[start]
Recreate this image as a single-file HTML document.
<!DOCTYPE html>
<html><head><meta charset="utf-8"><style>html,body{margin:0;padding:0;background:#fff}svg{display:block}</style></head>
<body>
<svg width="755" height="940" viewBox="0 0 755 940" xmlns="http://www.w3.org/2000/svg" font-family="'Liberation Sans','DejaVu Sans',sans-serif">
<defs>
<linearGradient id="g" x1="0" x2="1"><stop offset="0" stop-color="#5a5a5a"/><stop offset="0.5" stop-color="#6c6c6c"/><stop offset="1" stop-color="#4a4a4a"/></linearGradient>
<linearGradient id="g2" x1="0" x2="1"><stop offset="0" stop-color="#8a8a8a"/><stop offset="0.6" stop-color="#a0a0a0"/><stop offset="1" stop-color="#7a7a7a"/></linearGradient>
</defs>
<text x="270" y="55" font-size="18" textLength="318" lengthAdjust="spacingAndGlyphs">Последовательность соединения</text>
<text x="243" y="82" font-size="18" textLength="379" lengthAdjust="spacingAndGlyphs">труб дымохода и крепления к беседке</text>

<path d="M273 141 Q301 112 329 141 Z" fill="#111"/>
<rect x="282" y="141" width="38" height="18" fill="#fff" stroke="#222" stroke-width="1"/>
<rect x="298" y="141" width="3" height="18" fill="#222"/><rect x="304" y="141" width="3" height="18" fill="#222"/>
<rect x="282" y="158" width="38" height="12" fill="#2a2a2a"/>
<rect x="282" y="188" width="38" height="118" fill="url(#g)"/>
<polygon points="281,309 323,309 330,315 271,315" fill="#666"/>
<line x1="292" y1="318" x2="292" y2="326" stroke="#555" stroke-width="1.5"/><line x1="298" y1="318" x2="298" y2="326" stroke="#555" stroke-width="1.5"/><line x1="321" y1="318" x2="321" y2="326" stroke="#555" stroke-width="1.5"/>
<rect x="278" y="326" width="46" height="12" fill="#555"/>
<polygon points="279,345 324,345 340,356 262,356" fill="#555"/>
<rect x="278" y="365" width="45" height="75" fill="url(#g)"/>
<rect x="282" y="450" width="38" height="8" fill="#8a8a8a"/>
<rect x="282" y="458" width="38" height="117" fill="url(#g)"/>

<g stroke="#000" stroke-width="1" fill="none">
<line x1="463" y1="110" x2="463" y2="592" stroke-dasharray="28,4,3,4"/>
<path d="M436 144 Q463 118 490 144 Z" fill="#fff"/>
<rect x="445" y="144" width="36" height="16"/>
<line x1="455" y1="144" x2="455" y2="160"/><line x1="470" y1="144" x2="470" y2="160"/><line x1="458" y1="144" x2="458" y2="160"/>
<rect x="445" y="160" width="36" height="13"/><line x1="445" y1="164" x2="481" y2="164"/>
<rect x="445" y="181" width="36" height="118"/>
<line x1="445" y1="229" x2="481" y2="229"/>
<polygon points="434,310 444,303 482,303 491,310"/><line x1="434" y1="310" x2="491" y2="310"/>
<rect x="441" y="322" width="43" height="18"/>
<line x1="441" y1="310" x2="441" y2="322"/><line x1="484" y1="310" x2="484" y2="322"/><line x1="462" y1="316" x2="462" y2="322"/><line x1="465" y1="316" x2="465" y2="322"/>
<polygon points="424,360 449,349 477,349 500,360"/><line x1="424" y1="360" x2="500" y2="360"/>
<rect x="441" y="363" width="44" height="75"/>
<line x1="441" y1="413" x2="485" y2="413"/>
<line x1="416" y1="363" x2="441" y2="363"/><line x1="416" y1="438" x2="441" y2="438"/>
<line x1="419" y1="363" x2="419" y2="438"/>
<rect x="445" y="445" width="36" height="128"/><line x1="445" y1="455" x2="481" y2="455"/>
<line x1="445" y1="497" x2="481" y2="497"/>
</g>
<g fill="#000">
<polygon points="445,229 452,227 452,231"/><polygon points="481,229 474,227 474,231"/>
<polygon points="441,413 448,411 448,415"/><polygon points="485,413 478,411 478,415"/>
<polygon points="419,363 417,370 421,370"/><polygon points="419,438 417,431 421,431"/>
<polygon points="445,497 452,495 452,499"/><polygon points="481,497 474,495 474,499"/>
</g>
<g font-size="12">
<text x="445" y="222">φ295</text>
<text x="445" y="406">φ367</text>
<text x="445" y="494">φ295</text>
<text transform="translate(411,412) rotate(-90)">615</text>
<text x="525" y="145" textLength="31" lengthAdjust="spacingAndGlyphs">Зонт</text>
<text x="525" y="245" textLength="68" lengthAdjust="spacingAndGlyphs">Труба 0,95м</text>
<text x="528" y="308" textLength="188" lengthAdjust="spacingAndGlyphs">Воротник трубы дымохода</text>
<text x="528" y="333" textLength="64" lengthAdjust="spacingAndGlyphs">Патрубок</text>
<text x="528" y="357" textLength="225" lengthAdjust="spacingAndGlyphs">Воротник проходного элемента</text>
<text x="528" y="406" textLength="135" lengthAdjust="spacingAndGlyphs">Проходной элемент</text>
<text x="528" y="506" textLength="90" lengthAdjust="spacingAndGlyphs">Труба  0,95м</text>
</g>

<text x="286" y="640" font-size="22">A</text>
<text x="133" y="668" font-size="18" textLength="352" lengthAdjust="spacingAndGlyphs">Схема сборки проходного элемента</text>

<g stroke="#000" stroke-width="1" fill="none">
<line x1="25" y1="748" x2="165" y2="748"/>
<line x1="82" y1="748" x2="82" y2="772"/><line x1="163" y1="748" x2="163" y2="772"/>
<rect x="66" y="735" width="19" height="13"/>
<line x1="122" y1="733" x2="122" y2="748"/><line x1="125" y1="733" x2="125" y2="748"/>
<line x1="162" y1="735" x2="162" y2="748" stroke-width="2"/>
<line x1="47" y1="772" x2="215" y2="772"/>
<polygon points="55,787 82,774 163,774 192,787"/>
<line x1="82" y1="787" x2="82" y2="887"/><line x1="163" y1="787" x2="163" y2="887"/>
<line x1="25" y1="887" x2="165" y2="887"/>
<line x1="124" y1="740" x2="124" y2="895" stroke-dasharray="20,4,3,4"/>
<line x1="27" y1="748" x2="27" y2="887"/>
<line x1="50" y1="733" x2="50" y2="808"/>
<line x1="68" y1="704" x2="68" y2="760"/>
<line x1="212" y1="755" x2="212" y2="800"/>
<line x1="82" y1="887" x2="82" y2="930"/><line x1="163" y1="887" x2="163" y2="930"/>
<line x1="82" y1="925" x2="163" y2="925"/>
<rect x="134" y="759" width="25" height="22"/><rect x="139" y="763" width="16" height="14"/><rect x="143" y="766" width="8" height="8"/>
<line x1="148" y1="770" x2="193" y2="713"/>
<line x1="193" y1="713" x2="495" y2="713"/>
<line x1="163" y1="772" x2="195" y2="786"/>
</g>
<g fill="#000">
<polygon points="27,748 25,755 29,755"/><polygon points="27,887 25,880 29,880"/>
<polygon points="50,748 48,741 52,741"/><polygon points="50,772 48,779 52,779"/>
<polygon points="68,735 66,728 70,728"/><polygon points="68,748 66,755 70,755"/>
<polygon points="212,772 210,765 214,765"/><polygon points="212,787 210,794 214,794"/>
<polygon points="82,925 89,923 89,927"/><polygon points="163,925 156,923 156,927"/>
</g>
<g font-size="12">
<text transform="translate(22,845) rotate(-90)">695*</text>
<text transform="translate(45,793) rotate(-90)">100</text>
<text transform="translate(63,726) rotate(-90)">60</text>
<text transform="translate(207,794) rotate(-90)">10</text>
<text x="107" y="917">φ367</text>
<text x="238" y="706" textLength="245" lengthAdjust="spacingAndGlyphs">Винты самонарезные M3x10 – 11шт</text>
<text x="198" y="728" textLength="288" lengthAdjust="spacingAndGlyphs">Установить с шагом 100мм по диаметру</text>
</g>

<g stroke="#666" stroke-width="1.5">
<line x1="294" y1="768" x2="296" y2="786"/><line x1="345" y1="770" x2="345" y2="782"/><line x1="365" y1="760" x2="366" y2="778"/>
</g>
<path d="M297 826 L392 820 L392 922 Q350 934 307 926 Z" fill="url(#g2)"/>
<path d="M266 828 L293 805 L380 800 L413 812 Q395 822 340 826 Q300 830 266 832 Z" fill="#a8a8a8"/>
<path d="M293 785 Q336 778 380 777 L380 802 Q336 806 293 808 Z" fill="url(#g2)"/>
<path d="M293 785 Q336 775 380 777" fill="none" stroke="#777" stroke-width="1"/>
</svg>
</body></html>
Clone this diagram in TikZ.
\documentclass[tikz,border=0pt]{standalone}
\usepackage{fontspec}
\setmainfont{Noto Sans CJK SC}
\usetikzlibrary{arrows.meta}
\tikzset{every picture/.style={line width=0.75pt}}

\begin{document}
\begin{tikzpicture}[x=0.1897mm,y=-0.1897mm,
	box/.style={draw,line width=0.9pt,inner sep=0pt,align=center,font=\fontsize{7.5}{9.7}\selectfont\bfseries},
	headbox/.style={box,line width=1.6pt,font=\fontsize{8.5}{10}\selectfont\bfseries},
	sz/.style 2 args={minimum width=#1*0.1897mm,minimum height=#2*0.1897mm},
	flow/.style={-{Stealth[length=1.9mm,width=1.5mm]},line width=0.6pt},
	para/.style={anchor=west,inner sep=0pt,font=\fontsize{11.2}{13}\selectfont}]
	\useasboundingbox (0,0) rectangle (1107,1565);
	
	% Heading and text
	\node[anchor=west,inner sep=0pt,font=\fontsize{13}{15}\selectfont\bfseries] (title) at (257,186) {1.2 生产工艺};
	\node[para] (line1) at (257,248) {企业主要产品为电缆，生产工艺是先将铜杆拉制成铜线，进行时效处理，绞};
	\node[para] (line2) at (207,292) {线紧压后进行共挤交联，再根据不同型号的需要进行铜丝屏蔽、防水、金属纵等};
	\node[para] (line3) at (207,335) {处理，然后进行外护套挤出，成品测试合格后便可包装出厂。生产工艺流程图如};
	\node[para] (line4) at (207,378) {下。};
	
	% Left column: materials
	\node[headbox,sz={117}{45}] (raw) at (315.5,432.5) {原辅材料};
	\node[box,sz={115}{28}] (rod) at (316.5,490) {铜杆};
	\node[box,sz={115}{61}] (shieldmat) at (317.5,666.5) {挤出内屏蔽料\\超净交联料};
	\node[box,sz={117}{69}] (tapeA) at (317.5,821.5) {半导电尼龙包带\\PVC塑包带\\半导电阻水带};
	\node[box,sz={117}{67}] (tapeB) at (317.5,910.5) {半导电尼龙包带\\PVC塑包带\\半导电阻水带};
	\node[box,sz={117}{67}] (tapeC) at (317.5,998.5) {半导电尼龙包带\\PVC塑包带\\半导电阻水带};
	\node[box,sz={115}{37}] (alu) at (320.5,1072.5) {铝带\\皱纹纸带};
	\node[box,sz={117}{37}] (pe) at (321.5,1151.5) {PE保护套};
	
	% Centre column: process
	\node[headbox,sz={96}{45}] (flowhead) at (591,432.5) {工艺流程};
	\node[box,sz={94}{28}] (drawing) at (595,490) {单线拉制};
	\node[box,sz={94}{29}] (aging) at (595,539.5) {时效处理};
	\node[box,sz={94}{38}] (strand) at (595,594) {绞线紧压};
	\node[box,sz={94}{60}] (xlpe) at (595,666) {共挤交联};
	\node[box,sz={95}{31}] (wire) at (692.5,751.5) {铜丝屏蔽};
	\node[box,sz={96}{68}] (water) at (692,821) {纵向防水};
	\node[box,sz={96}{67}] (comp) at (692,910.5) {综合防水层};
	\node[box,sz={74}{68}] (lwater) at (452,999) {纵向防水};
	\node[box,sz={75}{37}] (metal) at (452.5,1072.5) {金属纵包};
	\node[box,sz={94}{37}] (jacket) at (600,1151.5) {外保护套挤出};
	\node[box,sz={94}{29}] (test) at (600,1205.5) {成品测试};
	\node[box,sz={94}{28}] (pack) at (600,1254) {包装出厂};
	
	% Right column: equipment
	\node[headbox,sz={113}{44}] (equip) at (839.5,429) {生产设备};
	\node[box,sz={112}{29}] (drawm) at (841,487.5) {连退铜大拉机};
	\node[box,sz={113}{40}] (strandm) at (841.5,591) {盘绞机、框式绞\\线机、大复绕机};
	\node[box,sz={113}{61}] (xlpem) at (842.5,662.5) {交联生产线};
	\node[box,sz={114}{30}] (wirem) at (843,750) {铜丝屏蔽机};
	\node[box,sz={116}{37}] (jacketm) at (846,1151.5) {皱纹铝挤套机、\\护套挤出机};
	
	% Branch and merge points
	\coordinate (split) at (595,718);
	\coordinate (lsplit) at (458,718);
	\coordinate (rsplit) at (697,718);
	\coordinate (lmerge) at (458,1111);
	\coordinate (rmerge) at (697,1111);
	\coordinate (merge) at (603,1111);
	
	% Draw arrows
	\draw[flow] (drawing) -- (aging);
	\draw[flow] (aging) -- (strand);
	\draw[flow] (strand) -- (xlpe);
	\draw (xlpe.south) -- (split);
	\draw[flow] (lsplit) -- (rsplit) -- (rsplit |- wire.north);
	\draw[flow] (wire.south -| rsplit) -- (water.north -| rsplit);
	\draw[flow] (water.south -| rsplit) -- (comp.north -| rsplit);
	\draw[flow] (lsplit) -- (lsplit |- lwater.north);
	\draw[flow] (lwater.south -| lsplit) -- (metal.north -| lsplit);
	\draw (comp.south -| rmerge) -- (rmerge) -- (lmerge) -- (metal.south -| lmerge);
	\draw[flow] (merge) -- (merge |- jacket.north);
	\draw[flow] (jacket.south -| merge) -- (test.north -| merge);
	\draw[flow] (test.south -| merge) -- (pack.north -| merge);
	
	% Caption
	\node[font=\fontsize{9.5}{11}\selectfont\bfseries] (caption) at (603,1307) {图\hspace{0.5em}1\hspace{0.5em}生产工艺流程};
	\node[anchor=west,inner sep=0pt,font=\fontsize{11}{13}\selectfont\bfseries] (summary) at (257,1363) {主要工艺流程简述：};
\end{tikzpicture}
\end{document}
[end]
**Brief:**
Each line in the entries above that includes the string "this" should be extracted.

**Written response:**
Recreate this image as a single-file HTML document.
Clone this diagram in TikZ.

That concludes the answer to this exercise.